— BEGIN Data segment —

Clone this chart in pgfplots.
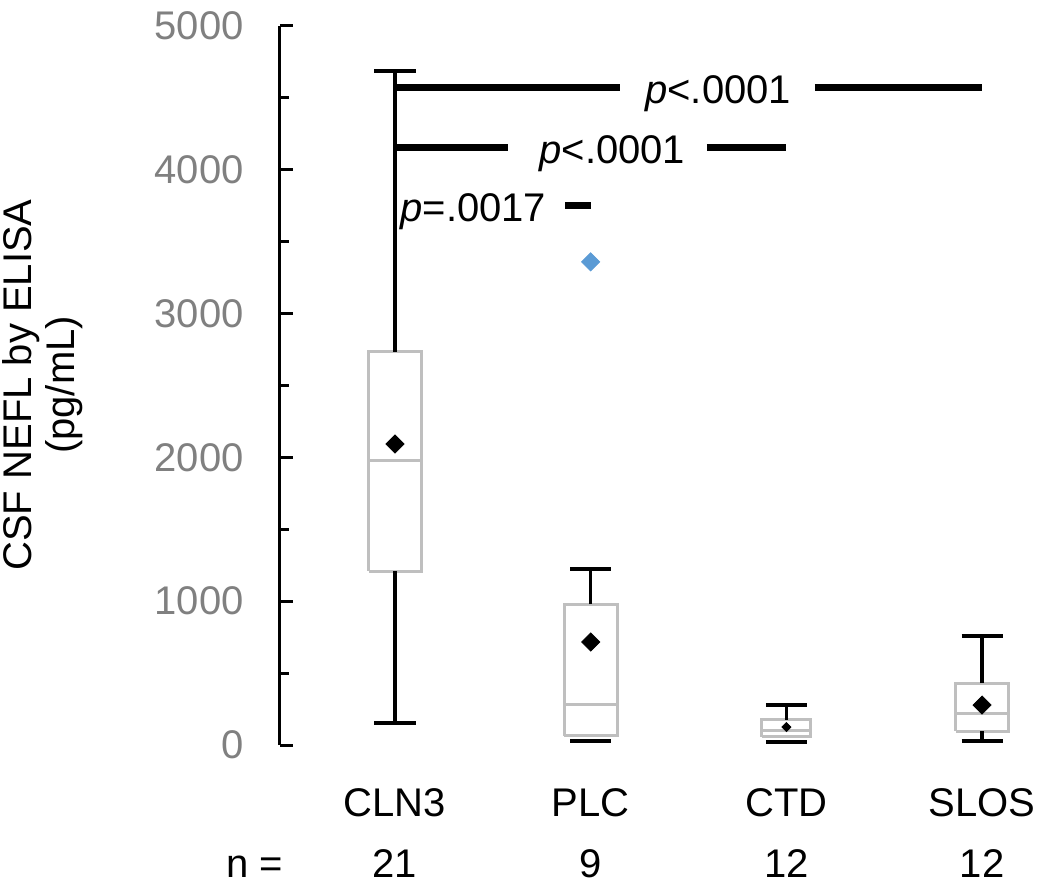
\documentclass[border=0pt]{standalone}
\usepackage{pgfplots}
\pgfplotsset{compat=1.18}
\usepackage{fontspec}
\setmainfont{Liberation Sans}
\definecolor{boxgray}{HTML}{BFBFBF}
\definecolor{tickgray}{HTML}{808080}
\definecolor{outblue}{HTML}{5B9BD5}
\begin{document}
\begin{tikzpicture}[font=\fontsize{20bp}{24bp}\selectfont]
\useasboundingbox (-140bp,-71bp) rectangle (385bp,372.5bp);
\begin{axis}[
  at={(0,0)}, anchor=south west,
  scale only axis, width=380.4bp, height=359.5bp,
  xmin=0.4124, xmax=4.3, ymin=0, ymax=5000,
  axis y line=left, axis x line=bottom,
  x axis line style={draw=none},
  xtick=\empty,
  y axis line style={-, black, line width=1.5bp},
  ytick={0,1000,...,5000}, minor ytick={500,1500,...,4500},
  tick align=inside,
  major tick length=6.5bp, minor tick length=4.5bp,
  ytick style={black, line width=1.5bp},
  yticklabel style={text=tickgray, inner sep=0pt, xshift=-18bp},
  /pgf/number format/assume math mode=true,
  /pgf/number format/1000 sep={},
  clip=false, unbounded coords=jump,
  boxline/.style={draw=boxgray, line width=1.5bp, line join=miter},
  whisk/.style={black, line width=1.6bp},
]
% boxes: q1 -> q3 (box extend 0.27)
\addplot[boxline] coordinates {(0.865,1210) (1.135,1210) (1.135,2733) (0.865,2733) (0.865,1210)};
\addplot[boxline] coordinates {(1.865,63) (2.135,63) (2.135,980) (1.865,980) (1.865,63)};
\addplot[boxline] coordinates {(2.875,56) (3.125,56) (3.125,174) (2.875,174) (2.875,56)};
\addplot[boxline] coordinates {(3.865,97) (4.135,97) (4.135,431) (3.865,431) (3.865,97)};
% medians
\addplot[boxline] coordinates {(0.865,1975) (1.135,1975) (nan,nan) (1.865,285) (2.135,285)
  (nan,nan) (2.875,104) (3.125,104) (nan,nan) (3.865,216) (4.135,216)};
% whiskers and caps
\addplot[whisk] coordinates {(1,2733) (1,4687) (nan,nan) (0.895,4687) (1.105,4687)
  (nan,nan) (1,1210) (1,153) (nan,nan) (0.895,153) (1.105,153)};
\addplot[whisk] coordinates {(2,980) (2,1224) (nan,nan) (1.895,1224) (2.105,1224)
  (nan,nan) (1.895,28) (2.105,28)};
\addplot[whisk] coordinates {(3,174) (3,278) (nan,nan) (2.895,278) (3.105,278)
  (nan,nan) (2.895,21) (3.105,21)};
\addplot[whisk] coordinates {(4,431) (4,758) (nan,nan) (3.895,758) (4.105,758)
  (nan,nan) (4,97) (4,28) (nan,nan) (3.895,28) (4.105,28)};

% means
\addplot[only marks, mark=square*, mark size=3.2bp,
  mark options={black, fill=black, rotate=45}] coordinates {(1,2093) (2,716) (4,278)};
\addplot[only marks, mark=square*, mark size=1.6bp,
  mark options={black, fill=black, rotate=45}] coordinates {(3,125)};
% outlier
\addplot[only marks, mark=square*, mark size=3.2bp,
  mark options={draw=outblue, fill=outblue, rotate=45}] coordinates {(2,3360)};

% significance bars
\draw[line width=3.5bp] (axis cs:1,4569) -- (axis cs:2.150,4569);
\draw[line width=3.5bp] (axis cs:3.146,4569) -- (axis cs:4,4569);
\draw[line width=3.5bp] (axis cs:1,4158) -- (axis cs:1.577,4158);
\draw[line width=3.5bp] (axis cs:2.594,4158) -- (axis cs:3,4158);
\draw[line width=3.5bp] (axis cs:1.869,3755) -- (axis cs:2,3755);
\node[anchor=base west, inner sep=0pt, yshift=-8bp] at (axis cs:2.277,4569) {\itshape p\upshape <.0001};
\node[anchor=base west, inner sep=0pt, yshift=-8bp] at (axis cs:1.736,4158) {\itshape p\upshape <.0001};
\node[anchor=base west, inner sep=0pt, yshift=-8bp] at (axis cs:1.026,3755) {\itshape p\upshape =.0017};

% category names and group sizes
\node[anchor=base] at (axis cs:1,-494) {CLN3};
\node[anchor=base] at (axis cs:2,-494) {PLC};
\node[anchor=base] at (axis cs:3,-494) {CTD};
\node[anchor=base] at (axis cs:4,-494) {SLOS};
\node[anchor=base] at (axis cs:0.2846,-918) {n =};
\node[anchor=base] at (axis cs:1,-918) {21};
\node[anchor=base] at (axis cs:2,-918) {9};
\node[anchor=base] at (axis cs:3,-918) {12};
\node[anchor=base] at (axis cs:4,-918) {12};
\end{axis}
\node[rotate=90, align=center, font=\fontsize{20bp}{21.5bp}\selectfont] at (-118.5bp,180bp)
  {CSF NEFL by ELISA\\(pg/mL)};
\end{tikzpicture}
\end{document}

— END Data segment —

Transcribe the material as is, with images omitted.

### Output of the task
Clone this chart in pgfplots.
\documentclass[border=0pt]{standalone}
\usepackage{pgfplots}
\pgfplotsset{compat=1.18}
\usepackage{fontspec}
\setmainfont{Liberation Sans}
\definecolor{boxgray}{HTML}{BFBFBF}
\definecolor{tickgray}{HTML}{808080}
\definecolor{outblue}{HTML}{5B9BD5}
\begin{document}
\begin{tikzpicture}[font=\fontsize{20bp}{24bp}\selectfont]
\useasboundingbox (-140bp,-71bp) rectangle (385bp,372.5bp);
\begin{axis}[
  at={(0,0)}, anchor=south west,
  scale only axis, width=380.4bp, height=359.5bp,
  xmin=0.4124, xmax=4.3, ymin=0, ymax=5000,
  axis y line=left, axis x line=bottom,
  x axis line style={draw=none},
  xtick=\empty,
  y axis line style={-, black, line width=1.5bp},
  ytick={0,1000,...,5000}, minor ytick={500,1500,...,4500},
  tick align=inside,
  major tick length=6.5bp, minor tick length=4.5bp,
  ytick style={black, line width=1.5bp},
  yticklabel style={text=tickgray, inner sep=0pt, xshift=-18bp},
  /pgf/number format/assume math mode=true,
  /pgf/number format/1000 sep={},
  clip=false, unbounded coords=jump,
  boxline/.style={draw=boxgray, line width=1.5bp, line join=miter},
  whisk/.style={black, line width=1.6bp},
]
% boxes: q1 -> q3 (box extend 0.27)
\addplot[boxline] coordinates {(0.865,1210) (1.135,1210) (1.135,2733) (0.865,2733) (0.865,1210)};
\addplot[boxline] coordinates {(1.865,63) (2.135,63) (2.135,980) (1.865,980) (1.865,63)};
\addplot[boxline] coordinates {(2.875,56) (3.125,56) (3.125,174) (2.875,174) (2.875,56)};
\addplot[boxline] coordinates {(3.865,97) (4.135,97) (4.135,431) (3.865,431) (3.865,97)};
% medians
\addplot[boxline] coordinates {(0.865,1975) (1.135,1975) (nan,nan) (1.865,285) (2.135,285)
  (nan,nan) (2.875,104) (3.125,104) (nan,nan) (3.865,216) (4.135,216)};
% whiskers and caps
\addplot[whisk] coordinates {(1,2733) (1,4687) (nan,nan) (0.895,4687) (1.105,4687)
  (nan,nan) (1,1210) (1,153) (nan,nan) (0.895,153) (1.105,153)};
\addplot[whisk] coordinates {(2,980) (2,1224) (nan,nan) (1.895,1224) (2.105,1224)
  (nan,nan) (1.895,28) (2.105,28)};
\addplot[whisk] coordinates {(3,174) (3,278) (nan,nan) (2.895,278) (3.105,278)
  (nan,nan) (2.895,21) (3.105,21)};
\addplot[whisk] coordinates {(4,431) (4,758) (nan,nan) (3.895,758) (4.105,758)
  (nan,nan) (4,97) (4,28) (nan,nan) (3.895,28) (4.105,28)};

% means
\addplot[only marks, mark=square*, mark size=3.2bp,
  mark options={black, fill=black, rotate=45}] coordinates {(1,2093) (2,716) (4,278)};
\addplot[only marks, mark=square*, mark size=1.6bp,
  mark options={black, fill=black, rotate=45}] coordinates {(3,125)};
% outlier
\addplot[only marks, mark=square*, mark size=3.2bp,
  mark options={draw=outblue, fill=outblue, rotate=45}] coordinates {(2,3360)};

% significance bars
\draw[line width=3.5bp] (axis cs:1,4569) -- (axis cs:2.150,4569);
\draw[line width=3.5bp] (axis cs:3.146,4569) -- (axis cs:4,4569);
\draw[line width=3.5bp] (axis cs:1,4158) -- (axis cs:1.577,4158);
\draw[line width=3.5bp] (axis cs:2.594,4158) -- (axis cs:3,4158);
\draw[line width=3.5bp] (axis cs:1.869,3755) -- (axis cs:2,3755);
\node[anchor=base west, inner sep=0pt, yshift=-8bp] at (axis cs:2.277,4569) {\itshape p\upshape <.0001};
\node[anchor=base west, inner sep=0pt, yshift=-8bp] at (axis cs:1.736,4158) {\itshape p\upshape <.0001};
\node[anchor=base west, inner sep=0pt, yshift=-8bp] at (axis cs:1.026,3755) {\itshape p\upshape =.0017};

% category names and group sizes
\node[anchor=base] at (axis cs:1,-494) {CLN3};
\node[anchor=base] at (axis cs:2,-494) {PLC};
\node[anchor=base] at (axis cs:3,-494) {CTD};
\node[anchor=base] at (axis cs:4,-494) {SLOS};
\node[anchor=base] at (axis cs:0.2846,-918) {n =};
\node[anchor=base] at (axis cs:1,-918) {21};
\node[anchor=base] at (axis cs:2,-918) {9};
\node[anchor=base] at (axis cs:3,-918) {12};
\node[anchor=base] at (axis cs:4,-918) {12};
\end{axis}
\node[rotate=90, align=center, font=\fontsize{20bp}{21.5bp}\selectfont] at (-118.5bp,180bp)
  {CSF NEFL by ELISA\\(pg/mL)};
\end{tikzpicture}
\end{document}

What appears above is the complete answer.